·Read the article below about manufacturing in the USA.
·Choose the best
sentence from the opposite page to fill each of the gaps.
·For each gap 9-14,
mark one letter (A-H) on your Answer Sheet.
·Do not use any letter more than
once.
Making It in
the USA
When it comes to US manufacturing, conventional
wisdom says the prognosis is bad. Just read the headlines: During the past three
years, the nation has lost 2.7 million factory jobs -- many of them permanently.
Manufacturing now employs just 11 percent of the US workforce, compared with 30
percent in the 1950s.
But LeRoy Nosbaum, chief executive at
Itron Corp., a $285 million builder of utility meter readers in Spokane, Wash.,
sees things differently. "If you can’t manufacture in the US efficiently and
economically, you don’t know how to manufacture," he says. Yes, making stuff in
the United States requires merciless, day-by-day cost cutting. (9)
"Jumping on the low-cost bandwagon is a quick fix," says Bill Hanson,
co-director of MIT’s Leaders for Manufacturing program. "But it can hurt you in
the long run."
Job-loss statistics may overstate the fall in US
manufacturing competitiveness (10) Sure, there are fewer
factory workers, but thanks to increased automation and a shift to higher-value
work, the value of US manufactured goods has grown by 50 percent since
1990.
Jim Womack of the Lean Enterprise Institute, a nonprofit
training center, adds that cheaper labor doesn’t necessarily give offshore
manufacturers an insurmountable advantage. (11)
Whatever cost advantages do exist can vanish quickly if competitors follow
suit and set up shop nearby.
But the most compelling reason to
build here isn’t easily measured in dollars. (12) "The US is
good at innovation," he says, "and the only way to become an innovation machine
is to closely couple manufacturing with engineering and design." Nosbaum’s Itron
is an example: a homegrown success that enjoys a 50 percent market in the face
of stiff import competition. (13) With input from line
workers, Itron has cut labor expenses in half since 1999 to just 8 percent of
overall product cost- a rate so low that the wage gap with countries like China
has become irrelevant.
The Itron case aside, it does make sense
for labor-intensive industries like apparels or furniture making to build in
low-wage countries. (14) In those fields, the potential of
factory-level innovation far outweighs the benefits of lower wages.
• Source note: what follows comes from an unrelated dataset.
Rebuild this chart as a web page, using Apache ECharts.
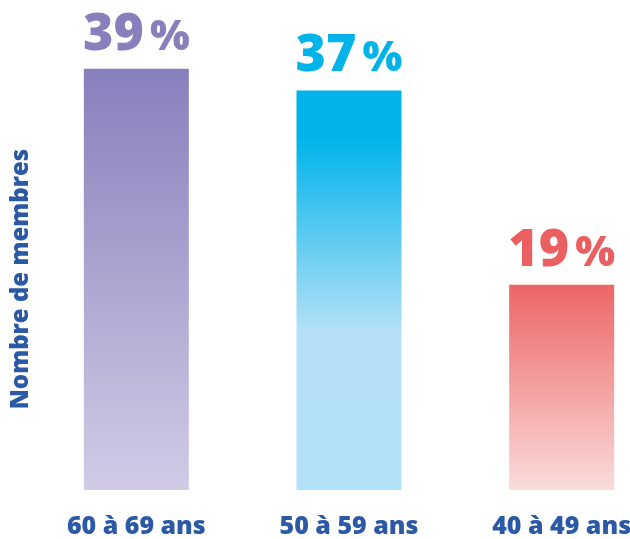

In the end,
that is where American workers will find lasting opportunity.
A That is
not the case in R&D-dependent industries such as biotech, pharmaceuticals,
and aerospace, however.
B Productivity gains account for a big chunk of
the job shrinkage.
C They can face additional costs from time-
to-market delays, airfreight charges, employee travel, and local
corruption.
D The company’s quality and test engineers roam its factory
floor in Waseca, Minn., constantly searching for ways to improve product designs
and production efficiency.
E But offshore manufacturing carries hidden
costs of its own-in particular, the opportunities you forgo by cutting off
access to the wellspring of innovation on your factory floor.
F But it
doesn’t work in high-tech industries.
G Manufacturing now employs just
11 percent of the US workforce, compared with 30 percent in the 1950s.
H
Distance severs what Hanson calls the "tight linkages" between engineers
and production workers that spur innovation.